Rules

During the last 20 years a lot has been written, reported, spoken about being our authentic selves.  When the idea of living authentically first entered my head space, I was working.  I wondered then how that might be looked upon in our rule based society where fitting in was a job requirement for most of corporate America.  Different ideas were often met with, “but that’s the way we’ve always done it”.  Rules and policies reigned. Employee manuals included everything from acceptable behavior to dress codes. Group think or face the wrath assigned to anyone not perceived as a team player.

Going further back in time I grew up in a very conformist household.  My family was, like many other families of the era, rule based.  Rules for inside the home and rules for school, church and social activities.  Rules for speaking and rules for dress.  Rules for daily living and rules for thinking.  The rules were there to ensure that we did fit in, were accepted and belonged.  We had to act the part and look the part and sound the part.  We’ve all heard the saying, “Go along to get along.”  

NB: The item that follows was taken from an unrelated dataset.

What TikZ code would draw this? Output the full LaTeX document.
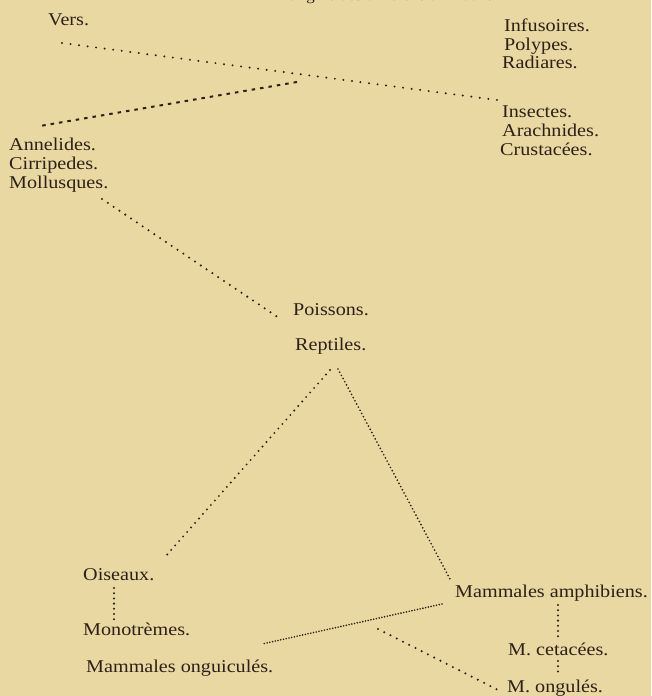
\documentclass[tikz,border=0pt]{standalone}
\usepackage{fontspec}
\setmainfont{Liberation Serif}[FakeStretch=1.12]
\definecolor{bg}{RGB}{233,216,162}
\definecolor{ink}{RGB}{45,32,24}
\begin{document}
\begin{tikzpicture}[x=1pt,y=-1pt,
  lbl/.style={anchor=base west,inner sep=0pt,text=ink,font=\fontsize{18}{19}\selectfont},
  dotline/.style={draw=ink,line width=#1,line cap=round},
  dotted8/.style={dotline=2.2pt,dash pattern=on 0pt off 8.6pt},
  dotted7/.style={dotline=2.3pt,dash pattern=on 0pt off 7pt},
  dotted6/.style={dotline=2.1pt,dash pattern=on 0pt off 6pt},
  dotted5/.style={dotline=2.3pt,dash pattern=on 0pt off 5.2pt},
  dotted4/.style={dotline=1.9pt,dash pattern=on 0pt off 3.6pt},
  dotted3/.style={dotline=1.8pt,dash pattern=on 0pt off 2.8pt},
  dashline/.style={draw=ink,line width=2pt,dash pattern=on 3.5pt off 5pt}]
\fill[bg] (0,0) rectangle (651,696);
\useasboundingbox (0,0) rectangle (651,696);

% partially visible title
\node[lbl,anchor=base east,font=\fontsize{15}{16}\selectfont] (title) at (492,1) {l'origine des différens animaux.};

% labels
\node[lbl] (vers) at (48,25) {Vers.};
\node[lbl] (infus) at (504,31) {Infusoires.};
\node[lbl] (polyp) at (504,50) {Polypes.};
\node[lbl] (radia) at (502,68) {Radiares.};
\node[lbl] (insec) at (502,117) {Insectes.};
\node[lbl] (arach) at (502,136) {Arachnides.};
\node[lbl] (crust) at (500,155) {Crustacées.};
\node[lbl] (annel) at (9,150) {Annelides.};
\node[lbl] (cirri) at (9,169) {Cirripedes.};
\node[lbl] (mollu) at (9,188) {Mollusques.};
\node[lbl] (poiss) at (293,315) {Poissons.};
\node[lbl] (repti) at (295,350) {Reptiles.};
\node[lbl] (oisea) at (83,580) {Oiseaux.};
\node[lbl] (monot) at (83,635) {Monotrèmes.};
\node[lbl] (onguic) at (86,672) {Mammales onguiculés.};
\node[lbl] (amphi) at (455,597) {Mammales amphibiens.};
\node[lbl] (cetac) at (508,655) {M. cetacées.};
\node[lbl] (ongul) at (507,692) {M. ongulés.};

% connector end points
\coordinate (c1a) at (62,43);
\coordinate (c1b) at (497,100);
\coordinate (c2a) at (297,82);
\coordinate (c2b) at (40,126);
\coordinate (c3a) at (102,199);
\coordinate (c3b) at (282,320);
\coordinate (c4a) at (330,370);
\coordinate (c4b) at (165,557);
\coordinate (c5a) at (338,369);
\coordinate (c5b) at (450,579);
\coordinate (c6a) at (114,588);
\coordinate (c6b) at (114,620);
\coordinate (c7a) at (442,604);
\coordinate (c7b) at (262,644);
\coordinate (c8a) at (378,629);
\coordinate (c8b) at (502,692);
\coordinate (c9a) at (558,605);
\coordinate (c9b) at (558,637);
\coordinate (c10a) at (558,661);
\coordinate (c10b) at (558,675);

% connectors
\draw[dotted8] (c1a) -- (c1b);
\draw[dashline] (c2a) -- (c2b);
\draw[dotted7] (c3a) -- (c3b);
\draw[dotted6] (c4a) -- (c4b);
\draw[dotted4] (c5a) -- (c5b);
\draw[dotted5] (c6a) -- (c6b);
\draw[dotted3] (c7a) -- (c7b);
\draw[dotted7] (c8a) -- (c8b);
\draw[dotted5] (c9a) -- (c9b);
\draw[dotted5] (c10a) -- (c10b);
\end{tikzpicture}
\end{document}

From an early age I was always the odd girl out among my siblings.  I didn’t do sports or fishing or deep sea diving or horseback riding or going to the stock car races.  While the kids in the neighborhood played baseball in the empty lot, I reveled in books, dance, theater, music, art and anything avant-garde.  The Sizzling Sixties rocked my world and I enjoyed the ride.  Growing up an hour train or bus ride to New York City, I was smitten with the anything goes in the city that never sleeps.  Back in my little borough on the Jersey Shore, it was rules, beliefs, fitting in and being normal.  Anything I did that was different from the perceived normal was shamed and ridiculed ending with the refrain, “We don’t believe in that” or “We don’t do that” or my mother’s favorite, “Kathleen, how could you?!”.

From home, church and the school yard we move on to the work place.  Here’s where not fitting in can hit us in the wallet.  The job or career where we have to fit in, go along to get along and work, work, work to achieve more and more in order to gain higher levels of prestige, money and success.  We create goals to satisfy our egos and our supervisor’s annual review.  We burden ourselves with more tasks which, comes with more stress, perhaps competition, and sometimes jealousy, from co-workers, then more hours, education and experience grabbing to do the same thing over again.  We dress to fit the role we play.  For this t-shirt and jeans type, hands-in-the-dirt gardener, the designer suits, acceptable hair style, perfect makeup and well heeled look grated.  It wasn’t dress for success to me; it was a strait jacketed uniform that helped pay the bills.

Throughout our lives for any number of reasons we often strive to fit in, so we will belong, suppressing our very authenticity.  We self-edit our ideas and desires to become someone else’s version of normal, acceptable, to meet their reality.  It may be for family or societal pressure, to bring home a paycheck, to be liked.  For me, that always chafed as if I were wearing a pair of ill fitting slacks.  Retirement is a cathartic release of all the above.  As poet Mary Sarton said, “We have to dare to be ourselves, however frightening or strange that self may prove to be.”  Retirement is the opportunity of a lifetime to be truly authentic.  Whatever identity we wore in our previous two-thirds of life, we can now create an identity of our own making.  

Today I don’t have one designer anything in my closet.  My wardrobe consists of many pairs of my coveted jeans, t-shirts and sweaters.  I rarely wear jewelry, not even earrings.  I let my hair go gray years ago.  I write, read, paint, draw, listen to music, garden, of course, and plan solo travels like my upcoming trip to Italy or building my new house.  There will always be people who tell us we should do this or should do that.  They are thinking what works for them must surely work for you.  Listen to them, politely, if you can, then do whatever the hell you want!  You have nothing to prove to anyone.  You don’t need anyone’s approval.

To an extent we will always need to follow some rules as a society without rules is a mass of chaos.  I see this time as choosing to live my reality built upon my dreams.  I see it as I need people who support me, who may disagree with me, but people who accept my authentic self.  I see it as this time in my life is irreplaceable and it belongs to me with open arms for those who love me and I love in return.  I see it as wanting people in my life who see me as amazing as much as I see them as amazing.  In this moment I realize the gift of retirement is freedom to be who I am, where I am.  I no longer have to fit into someone else’s idea of me.  That’s my new reality.  That’s my rule now.